I have a session this morning with a personal trainer at the gym. I get one hour free, so I decided to take it now. I feel more comfortable at the gym, and I am getting more physically stronger. I wanted to see what she feels that I should be doing, and I really wanted her professional opinion. I am a little nervous, I am not going to lie. She seems really nice, not like a fake nice, like a real nice. That is why I asked her. She is one of the only trainers at the gym that started to talk to me here and there and say "Hi". It meant a lot to me. I mean lets face it, a lot of skinny hot trainers, walk right past you like they are better than you. But not this one. I of course can't afford her probably, but I will see. It would be nice to meet with her throughout my journey.

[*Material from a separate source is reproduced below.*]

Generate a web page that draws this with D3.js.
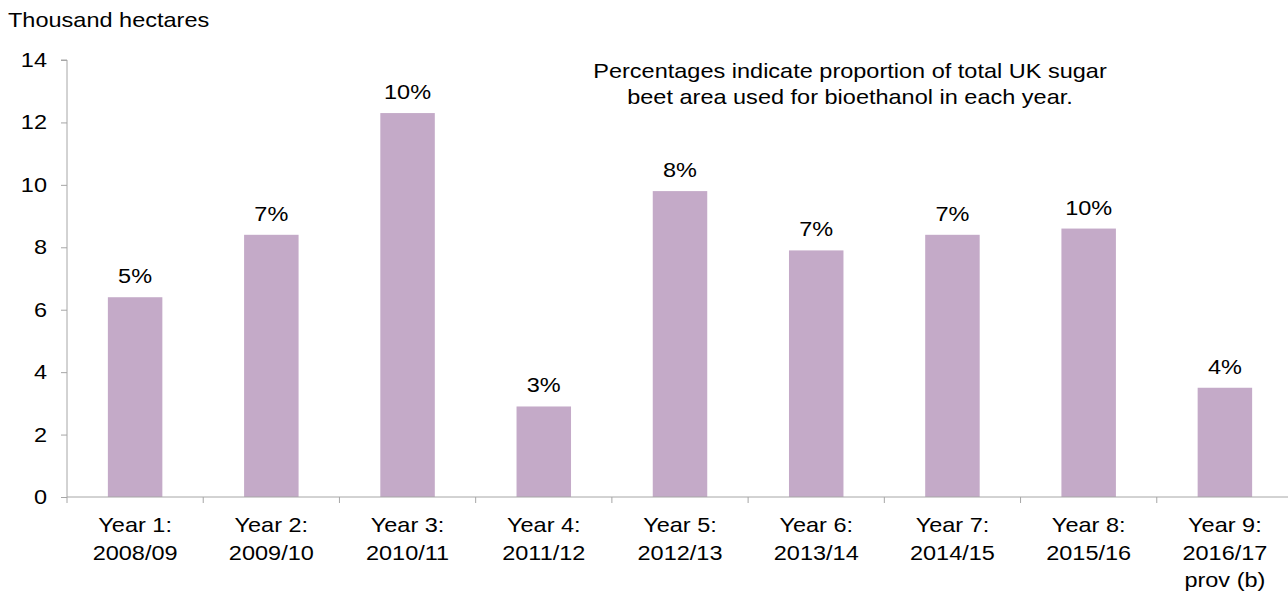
<!DOCTYPE html>
<html><head><meta charset="utf-8">
<script src="https://cdn.jsdelivr.net/npm/d3@7"></script>
<style>body{margin:0;background:#fff;} svg{display:block;font-family:"Liberation Sans",Arial,sans-serif;}</style>
</head><body>
<svg id="c" width="1288" height="592"></svg>
<script>
const categories = [["Year 1:","2008/09"],["Year 2:","2009/10"],["Year 3:","2010/11"],["Year 4:","2011/12"],["Year 5:","2012/13"],["Year 6:","2013/14"],["Year 7:","2014/15"],["Year 8:","2015/16"],["Year 9:","2016/17","prov (b)"]];
const values = [6.4, 8.4, 12.3, 2.9, 9.8, 7.9, 8.4, 8.6, 3.5];
const percentLabels = ["5%","7%","10%","3%","8%","7%","7%","10%","4%"];
const yTicks = [0,2,4,6,8,10,12,14];
const yTitle = "Thousand hectares";
const note = ["Percentages indicate proportion of total UK sugar","beet area used for bioethanol in each year."];

(function(){
const svg = d3.select("#c");
const pLeft = 67, pRight = 1293, pTop = 60, pBottom = 497;
const keys = categories.map((d,i)=>i);
const x = d3.scaleBand().domain(keys).range([pLeft,pRight]).paddingInner(0.6).paddingOuter(0.3);
const y = d3.scaleLinear().domain([0,14]).range([pBottom,pTop]);
const fs = 21, sx = 1.12;
const axisColor = "#a6a6a6";

function txt(g, xx, yy, s, anchor){
  return g.append("text").attr("transform",`translate(${xx},${yy}) scale(${sx},1)`)
    .attr("text-anchor",anchor||"start").attr("font-size",fs).attr("fill","#000").text(s);
}

// y axis
const ya = svg.append("g").attr("transform",`translate(${pLeft},0)`)
  .call(d3.axisLeft(y).tickValues(yTicks).tickSize(6).tickFormat(""));
ya.select(".domain").attr("stroke",axisColor).attr("d",`M-6,${pTop}H0V${pBottom}`);
ya.selectAll(".tick line").attr("stroke",axisColor);
const yl = svg.append("g");
yTicks.forEach(v=>txt(yl, pLeft-20, y(v)+7, String(v), "end"));

// bars
svg.append("g").selectAll("rect").data(values).join("rect")
  .attr("x",(d,i)=>x(i)).attr("width",x.bandwidth())
  .attr("y",d=>y(d)).attr("height",d=>pBottom-y(d))
  .attr("fill","#c4aac8");

// x axis
const step = x.step();
const xg = svg.append("g");
xg.append("line").attr("x1",pLeft).attr("x2",1288).attr("y1",pBottom).attr("y2",pBottom).attr("stroke",axisColor);
xg.selectAll("line.t").data(d3.range(categories.length+1)).join("line").attr("class","t")
  .attr("x1",i=>pLeft+i*step).attr("x2",i=>pLeft+i*step).attr("y1",pBottom).attr("y2",pBottom+6).attr("stroke",axisColor);
categories.forEach((d,i)=>{
  d.forEach((line,j)=>txt(xg, x(i)+x.bandwidth()/2, 532+j*27.5, line, "middle"));
});

// value labels
const vl = svg.append("g");
values.forEach((v,i)=>txt(vl, x(i)+x.bandwidth()/2, y(v)-14, percentLabels[i], "middle"));

// title
txt(svg, 8, 27, yTitle, "start");

// note
note.forEach((s,i)=>txt(svg, 850, 78+i*26, s, "middle"));
})();
</script>
</body></html>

I will have to post after what it was like.
As for the Biggest Loser. I for one knew Amy C. had it in her from the beginning, and I was damn proud of her last night. My husband and I were actually screaming that I woke the baby up. She actually brought tears to my eyes at what she had did! I swear I want to hug her so bad for starting to get rid of the evil on that show. I couldn't stand how they were treating Phil. As for being a parent myself, Phil and Amy P. are exactly the kind of people I can relate to. And what Phil said to Allison at the weigh in, I was so proud of him. I didn't feed into the drama, even though later, he should of just knocked Brady out. And I felt bad for Amy P. for letting Vicky get to her, I would of knocked Vicky's ass out. (she doesn't strike me as a Mom, I forget all of the time that she is one) She is pure evil, and I feel what comes around goes around, and bravo to my dear Amy C. who hopefully knew all along who the good people are on that show!